Advan calculates the column normalized_visits_by_state_scaling by dividing the US adult population by the sum of unique visitors seen daily, multiplying that scale by the daily raw_visitor_count per POI and then summing this value over the respective time period. This data has been tested against “ground truth” and has proven to be robust in capturing true visit trends. Advan will be computing the remaining normalization columns using the methodology listed in SafeGraph’s documentation.

SafeGraph calculated the column normalized_visits_by_state_scaling by dividing the regional population by the unique visitors seen in the region (US State or CA Province) in the respective time period and multiplying that scale by the raw_visit_counts per POI.

Effect: Both Advan and SafeGraph’s method correct for differences in panel size and can be used to understand visits longitudinally.

Dwell computations.
When measuring the median dwell time in a location, Advan filters out any devices that have no dwell time. This is very similar to what SafeGraph had been doing (filtering for devices that “stopped”, i.e., with at least 1 minute dwell), as the majority of devices either have dwell time more than 1 minutes or no dwell time at all – very few fall in the (0,1) bucket of dwell times.
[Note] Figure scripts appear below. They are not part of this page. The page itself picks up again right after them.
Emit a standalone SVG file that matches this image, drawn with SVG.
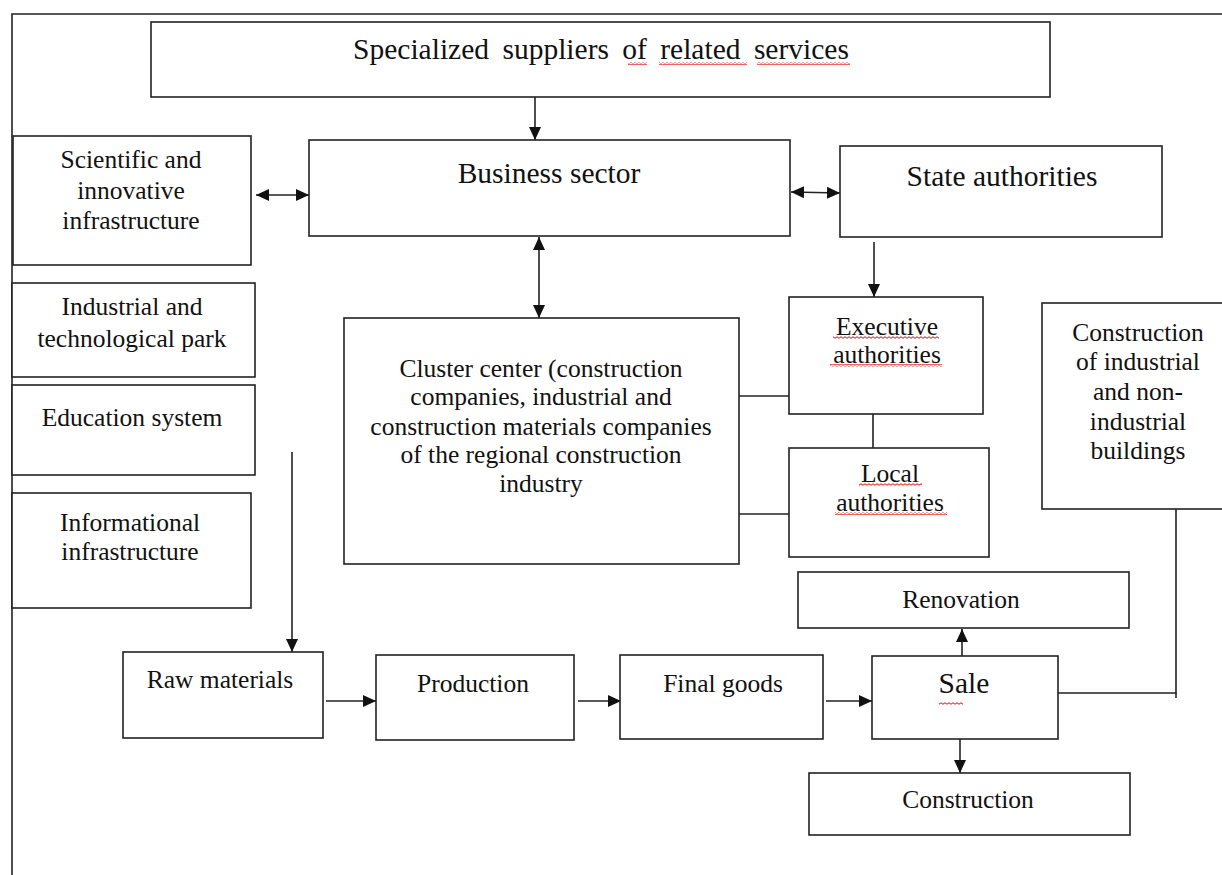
<svg xmlns="http://www.w3.org/2000/svg" width="1222" height="875" viewBox="0 0 1222 875">
<style>
.box{fill:#fff;stroke:#222;stroke-width:1.6}
.t{font-family:"Liberation Serif","Times New Roman",serif;font-size:25.5px;fill:#111;text-anchor:middle}
.big{font-size:29.5px}
.ln{stroke:#222;stroke-width:1.6;fill:none}
.wv{fill:url(#wave)}
</style>
<defs>
<marker id="ah" markerUnits="userSpaceOnUse" markerWidth="14" markerHeight="12" refX="13" refY="6" orient="auto-start-reverse">
<path d="M0,0 L13,6 L0,12 Z" fill="#111"/>
</marker>
<pattern id="wave" width="4" height="3" patternUnits="userSpaceOnUse">
<path d="M0 1.5 Q1 0 2 1.5 T4 1.5" stroke="#e00" stroke-width="1" fill="none"/>
</pattern>
</defs>
<rect width="1222" height="875" fill="#fff"/>
<g id="frame">
<path class="ln" d="M12 875 V14 H1222"/>
</g>
<g id="connectors">
<line class="ln" x1="535" y1="97" x2="535" y2="140" marker-end="url(#ah)"/>
<line class="ln" x1="256" y1="195" x2="309" y2="195" marker-start="url(#ah)" marker-end="url(#ah)"/>
<line class="ln" x1="791" y1="192" x2="840" y2="193" marker-start="url(#ah)" marker-end="url(#ah)"/>
<line class="ln" x1="539" y1="237" x2="539" y2="318" marker-start="url(#ah)" marker-end="url(#ah)"/>
<line class="ln" x1="874" y1="242" x2="874" y2="297" marker-end="url(#ah)"/>
<line class="ln" x1="739" y1="396" x2="789" y2="396"/>
<line class="ln" x1="739" y1="514" x2="789" y2="514"/>
<line class="ln" x1="873" y1="414" x2="873" y2="448"/>
<line class="ln" x1="292" y1="452" x2="292" y2="652" marker-end="url(#ah)"/>
<line class="ln" x1="326" y1="701" x2="376" y2="701" marker-end="url(#ah)"/>
<line class="ln" x1="578" y1="701" x2="621" y2="701" marker-end="url(#ah)"/>
<line class="ln" x1="826" y1="701" x2="872" y2="701" marker-end="url(#ah)"/>
<line class="ln" x1="962" y1="656" x2="962" y2="629" marker-end="url(#ah)"/>
<line class="ln" x1="960" y1="739" x2="960" y2="773" marker-end="url(#ah)"/>
<path class="ln" d="M1058 693 H1176 V509"/>
<line class="ln" x1="1176" y1="693" x2="1176" y2="698"/>
</g>
<g id="suppliers">
<rect class="box" x="151" y="22" width="899" height="75"/>
<text class="t big" x="601" y="59" word-spacing="6">Specialized suppliers of related services</text>
<rect class="wv" x="628" y="62" width="19" height="3"/>
<rect class="wv" x="659" y="62" width="88" height="3"/>
<rect class="wv" x="757" y="62" width="93" height="3"/>
</g>
<g id="business">
<rect class="box" x="309" y="140" width="481" height="96"/>
<text class="t big" x="549" y="183">Business sector</text>
</g>
<g id="state">
<rect class="box" x="840" y="146" width="322" height="91"/>
<text class="t big" x="1002" y="186">State authorities</text>
</g>
<g id="scientific">
<rect class="box" x="13" y="136" width="238" height="129"/>
<text class="t" x="131" y="168">Scientific and</text>
<text class="t" x="131" y="199">innovative</text>
<text class="t" x="131" y="229">infrastructure</text>
</g>
<g id="park">
<rect class="box" x="12" y="283" width="243" height="94"/>
<text class="t" x="132" y="315">Industrial and</text>
<text class="t" x="132" y="347">technological park</text>
</g>
<g id="education">
<rect class="box" x="12" y="385" width="243" height="90"/>
<text class="t" x="132" y="426">Education system</text>
</g>
<g id="informational">
<rect class="box" x="12" y="493" width="239" height="115"/>
<text class="t" x="130" y="531">Informational</text>
<text class="t" x="130" y="560">infrastructure</text>
</g>
<g id="cluster">
<rect class="box" x="344" y="318" width="395" height="246"/>
<text class="t" x="541" y="377">Cluster center (construction</text>
<text class="t" x="541" y="405">companies, industrial and</text>
<text class="t" x="541" y="435">construction materials companies</text>
<text class="t" x="541" y="463">of the regional construction</text>
<text class="t" x="541" y="492">industry</text>
</g>
<g id="executive">
<rect class="box" x="789" y="297" width="194" height="117"/>
<text class="t" x="887" y="335">Executive</text>
<text class="t" x="887" y="363">authorities</text>
<rect class="wv" x="833" y="336" width="106" height="3"/>
<rect class="wv" x="830" y="364" width="112" height="3"/>
</g>
<g id="local">
<rect class="box" x="789" y="448" width="200" height="109"/>
<text class="t" x="890" y="482">Local</text>
<text class="t" x="890" y="511">authorities</text>
<rect class="wv" x="859" y="483" width="63" height="3"/>
<rect class="wv" x="835" y="512" width="112" height="3"/>
</g>
<g id="buildings">
<rect class="box" x="1042" y="303" width="200" height="206"/>
<text class="t" x="1138" y="341">Construction</text>
<text class="t" x="1138" y="370">of industrial</text>
<text class="t" x="1138" y="400">and non-</text>
<text class="t" x="1138" y="430">industrial</text>
<text class="t" x="1138" y="459">buildings</text>
</g>
<g id="raw">
<rect class="box" x="123" y="652" width="200" height="86"/>
<text class="t" x="220" y="688">Raw materials</text>
</g>
<g id="production">
<rect class="box" x="376" y="655" width="198" height="85"/>
<text class="t" x="473" y="692">Production</text>
</g>
<g id="final">
<rect class="box" x="620" y="655" width="203" height="84"/>
<text class="t" x="723" y="692">Final goods</text>
</g>
<g id="sale">
<rect class="box" x="872" y="656" width="186" height="83"/>
<text class="t big" x="964" y="693">Sale</text>
<rect class="wv" x="939" y="702" width="24" height="3"/>
</g>
<g id="renovation">
<rect class="box" x="798" y="572" width="331" height="56"/>
<text class="t" x="961" y="608">Renovation</text>
</g>
<g id="construction">
<rect class="box" x="809" y="773" width="321" height="62"/>
<text class="t" x="968" y="808">Construction</text>
</g>
</svg>
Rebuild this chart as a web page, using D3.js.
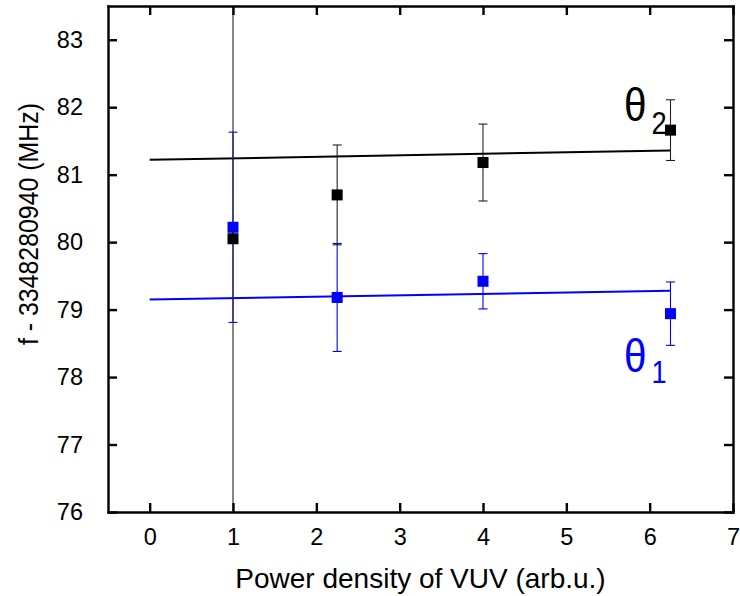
<!DOCTYPE html>
<html>
<head>
<meta charset="utf-8">
<script src="https://cdn.jsdelivr.net/npm/d3@7"></script>
<style>
  body { margin: 0; background: #fff; }
  svg { display: block; }
  .axis text { font-family: "Liberation Sans", Arial, sans-serif; font-size: 23.5px; fill: #000; }
  .axis path, .axis line { stroke: #000; stroke-width: 2.4; }
</style>
</head>
<body>
<script>
const width = 740;
const height = 596;

// data
const power = [1, 2.25, 4, 6.25];
const theta2 = [80.05, 80.7, 81.18, 81.66];
const theta2Err = [5, 0.74, 0.57, 0.45];
const theta1 = [80.22, 79.18, 79.42, 78.94];
const theta1Err = [1.41, 0.8, 0.41, 0.47];
// linear fits (endpoints at x = 0 and x = 6.25)
const fitX = [0, 6.25];
const fit2 = [81.22, 81.36];
const fit1 = [79.15, 79.28];
const xTicks = [0, 1, 2, 3, 4, 5, 6, 7];
const yTicks = [76, 77, 78, 79, 80, 81, 82, 83];

const margin = {top: 6, right: 7, bottom: 84, left: 108};

const svg = d3.select("body")
  .append("svg")
  .attr("width", width)
  .attr("height", height);

const x = d3.scaleLinear().domain([-0.5, 7]).range([margin.left, width - margin.right]);
const y = d3.scaleLinear().domain([76, 83.5]).range([height - margin.bottom, margin.top]);

svg.append("clipPath").attr("id", "clip")
  .append("rect")
  .attr("x", margin.left).attr("y", margin.top)
  .attr("width", width - margin.left - margin.right)
  .attr("height", height - margin.top - margin.bottom);

const plot = svg.append("g").attr("clip-path", "url(#clip)");

// fit lines
const line = d3.line().x(d => x(d[0])).y(d => y(d[1]));
plot.append("path").datum(d3.zip(fitX, fit2))
  .attr("d", line).attr("fill", "none").attr("stroke", "#000").attr("stroke-width", 2);
plot.append("path").datum(d3.zip(fitX, fit1))
  .attr("d", line).attr("fill", "none").attr("stroke", "#0000ff").attr("stroke-width", 2);

// error bars
function errorBars(vals, errs, color) {
  const data = power.map((p, i) => ({p, v: vals[i], e: errs[i]}));
  const g = plot.append("g").attr("stroke", color).attr("stroke-width", 1.1);
  g.selectAll(".bar").data(data).enter().append("line")
    .attr("x1", d => x(d.p)).attr("x2", d => x(d.p))
    .attr("y1", d => y(d.v - d.e)).attr("y2", d => y(d.v + d.e));
  [-1, 1].forEach(s => {
    g.selectAll(".cap" + s).data(data).enter().append("line")
      .attr("x1", d => x(d.p) - 4.5).attr("x2", d => x(d.p) + 4.5)
      .attr("y1", d => y(d.v + s * d.e)).attr("y2", d => y(d.v + s * d.e));
  });
}
errorBars(theta1, theta1Err, "#0000ff");
errorBars(theta2, theta2Err, "#222");

function markers(vals, color) {
  plot.append("g").selectAll("rect").data(power.map((p, i) => [p, vals[i]]))
    .enter().append("rect")
    .attr("x", d => x(d[0]) - 5.5).attr("y", d => y(d[1]) - 5.5)
    .attr("width", 11).attr("height", 11)
    .attr("fill", color);
}
markers(theta1, "#0000ff");
markers(theta2, "#000");

// axes (frame with inward ticks)
const bottom = height - margin.bottom;
svg.append("g").attr("class", "axis")
  .attr("transform", `translate(0,${bottom})`)
  .call(d3.axisBottom(x).tickValues(xTicks).tickSizeInner(-9).tickSizeOuter(0).tickPadding(16));
svg.append("g").attr("class", "axis")
  .attr("transform", `translate(0,${margin.top})`)
  .call(d3.axisTop(x).tickValues(xTicks).tickSizeInner(-9).tickSizeOuter(0).tickFormat(""));
svg.append("g").attr("class", "axis")
  .attr("transform", `translate(${margin.left},0)`)
  .call(d3.axisLeft(y).tickValues(yTicks).tickSizeInner(-9).tickSizeOuter(0).tickPadding(25));
svg.append("g").attr("class", "axis")
  .attr("transform", `translate(${width - margin.right},0)`)
  .call(d3.axisRight(y).tickValues(yTicks).tickSizeInner(-9).tickSizeOuter(0).tickFormat(""));
svg.selectAll(".axis .domain").attr("stroke-linecap", "square");

// axis titles
svg.append("text")
  .attr("x", (margin.left + width - margin.right) / 2)
  .attr("y", 588)
  .attr("text-anchor", "middle")
  .style("font-family", "'Liberation Sans', Arial, sans-serif")
  .style("font-size", "28px")
  .text("Power density of VUV (arb.u.)");

svg.append("text")
  .attr("transform", "translate(38,224) rotate(-90)")
  .attr("text-anchor", "middle")
  .attr("textLength", 242)
  .attr("lengthAdjust", "spacingAndGlyphs")
  .style("font-family", "'Liberation Sans', Arial, sans-serif")
  .style("font-size", "27px")
  .text("f - 3348280940 (MHz)");

// series labels (narrowed sans to mimic the original typeface)
function thetaLabel(xp, yp, subDy, sub, color) {
  const t = svg.append("text")
    .attr("transform", `translate(${xp},${yp}) scale(0.88,1)`)
    .attr("fill", color)
    .style("font-family", "'Liberation Sans', Arial, sans-serif")
    .style("font-size", "46px");
  t.append("tspan").attr("x", -1).attr("y", 0).text("θ");
  t.append("tspan").attr("x", 30).attr("y", subDy).style("font-size", "31px").text(sub);
}
thetaLabel(625, 121, 13, "2", "#000");
thetaLabel(625, 372, 11, "1", "#0000ff");
</script>
</body>
</html>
Effect: Advan and SafeGraph’s method correct for dwell metrics are substantially the same and the data will not change. However, for purposes of computing devices in each dwell bucket, Advan uses all the observations (whether the device dwelled in a location or not); this results in Sum(visitors on each dwell bucket) = all visitors. However, because the median dwell time is computed using only dwelled devices, Sum(visitors on each dwell bucket * median dwell time for the bucket) < all visitors * median dwell. This is by design, as the dwell buckets are measuring different things than the median dwell time.